UN ARGINE AL CELLULARE BAMBINO

di JOHNNY RONCALLI – A scuola niente smartphone e una volta a casa utilizzo limitato con accesso crescente, ma controllato, fino al compimento del dodicesimo anno di età.

Questa la proposta di un gruppo di deputati dei 5 Stelle.

Per quanto riguarda la scuola già accade in Francia, sotto i 12 anni il telefonino lo si lascia a casa. Ma i promotori dell’iniziativa ora vorrebbero regolamentare l’utilizzo anche a casa.

Diciamo che idealmente l’iniziativa è più che lodevole sul versante scolastico, diciamo quello che tutti pensano: che te ne fai del telefonino a scuola a 7, 9 o 12 anni? Loro, i bambini, almeno fino a 12 anni mi permetto di definirli bambini, lo sanno bene cosa farsene, scrivono, navigano, a volte fuggono e si inoltrano in territori vietati, ma rimane un fatto incontestabile: non serve lo smartphone a scuola, certo non serve se hai dieci anni e dintorni.

Non che il paragone possa reggere, ma è un po’ come se io avessi portato con me i walkie talkie appena avuti in regalo. Avrei potuto farlo, ma non mi sarebbero serviti, se non per giocarci in modo innocente durante la ricreazione e chiusa lì. Ecco, innocente.

Può apparire inutile soffermarsi per l’ennesima volta sull’eccesso di esposizione alla rete fin dalla più tenera età, sulle opportunità sociali e di apprendimento che questa esposizione reprime, sulla mancanza di filtri e sui rischi di sprofondare in paludi pericolose, leggasi pedopornografia, giochi estremi, leggasi accesso indiscriminato a parole e immagini che anche a trenta, cinquanta, settanta anni sarebbe bene evitare.

Può apparire inutile anche evocare l’allarme di rimbambimento precoce suonato da molti pediatri e psicologi dell’infanzia, e poi gli studi che sottolineano il pericolo di una eccessiva esposizione alle onde elettromagnetiche soprattutto in quella fascia d’età.

Può apparire tutto inutile perché ne siamo tutti consapevoli, ma finché non si pone un argine saremo tutti doppiamente colpevoli, perché conniventi informati sui fatti.

Porre un limite sull’utilizzo almeno a scuola degli smartphone mi pare solo sensato, avrei alzato anzi l’asticella, fino ai 14 anni. Sarebbe uno strappo rispetto a quello che accade abitualmente, ma di nuovo a me pare chiaro che senza strappi saremo travolti e soprattutto saranno travolti i nostri bambini e ragazzi. Davvero la pur inevitabile deriva tecnologica non può subire frenate?

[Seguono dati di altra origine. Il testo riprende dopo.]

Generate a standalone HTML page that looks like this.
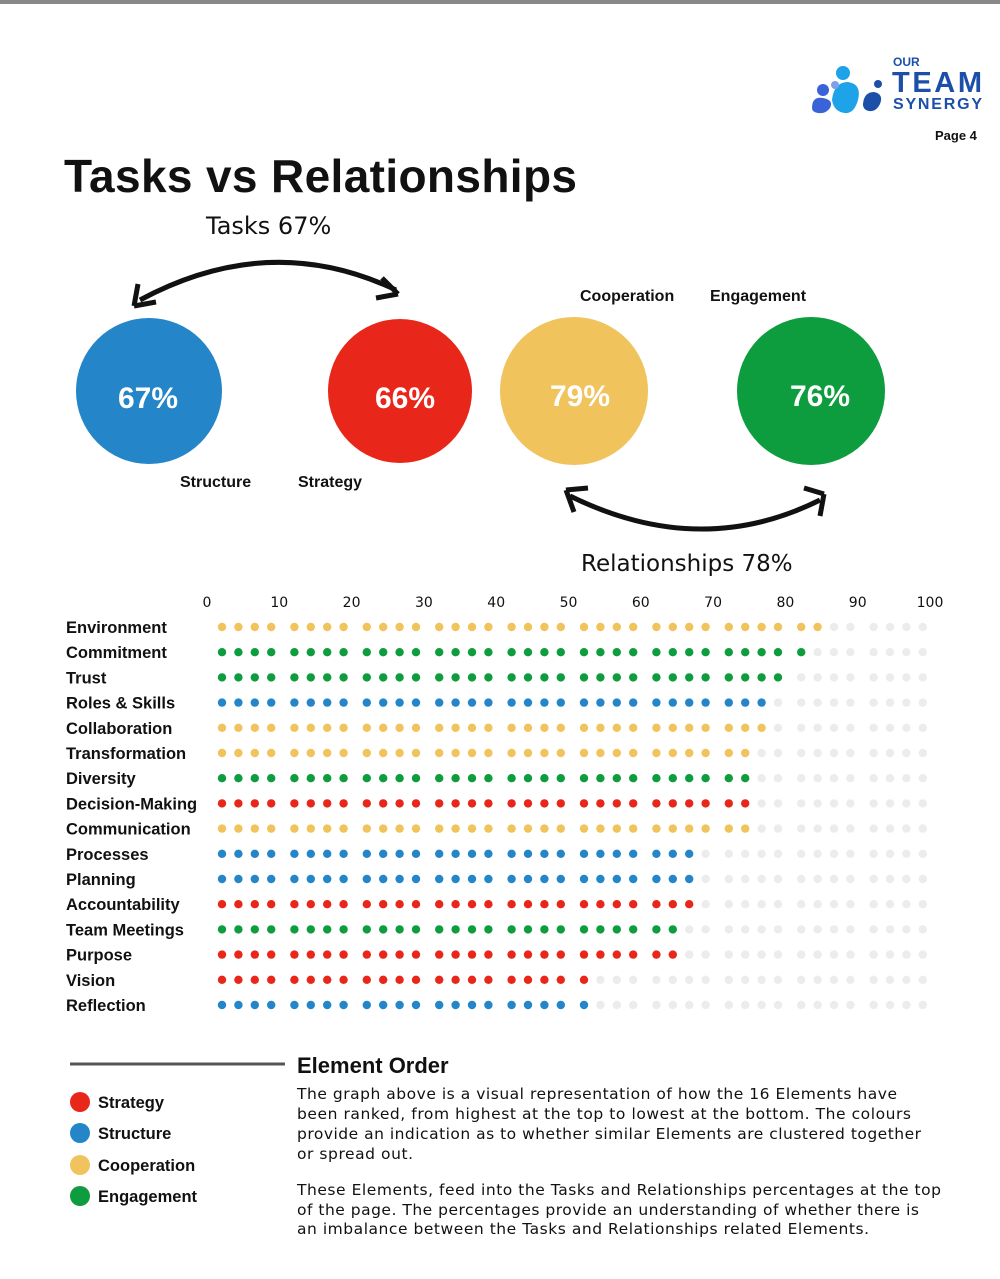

Dipende solo da noi.

Chi vorrebbe promuovere l’iniziativa si spinge in realtà oltre la scuola, vorrebbe regolamentato l’utilizzo degli smartphone anche a casa: nessun accesso fino ai tre anni, un’ora dai tre ai sei anni, tre ore dai sei agli otto anni, quattro ore dai nove ai dodici anni, con tanto di sanzioni dai 300 ai 1500 euro per chi consente trasgresssioni.

Qui mi defilo, per questa parte ritiro la sottoscrizione. Innanzitutto chi controllerebbe? Come e cosa? Verrebbero distribuite SIM con minutaggi e accessi limitati? Ci dovremmo forse aspettare una linea di cellulari 0-12. Ma non è questo il punto, quello vero.

Fuori dalla scuola c’è e deve esserci una famiglia. Dovrebbe, insomma.

Dovrebbe esserci una famiglia che spiega, insegna, pone dei limiti e alla quale non dovrebbe essere sottratto il dovere, ma anche il privilegio, di costruire l’educazione dei propri figli, mattone dopo mattone.

Vagando nella rete, tenendo bene sotto controllo il tempo che alla mia età è concesso, ho scovato una mamma che ha stilato un personalissimo contratto in 18 punti, da sottoporre e far firmare al figlio undicenne alla consegna del primo smartphone (www.bambinopoli.it).

È un’idea, ognuno avrà la propria linea e il proprio stile, ma è un imperativo al quale sempre più è doveroso non sottrarsi.

Altrimenti, controlli o meno, gli sgamatissimi undicenni arriveranno da soli alla inquietante App Impuni.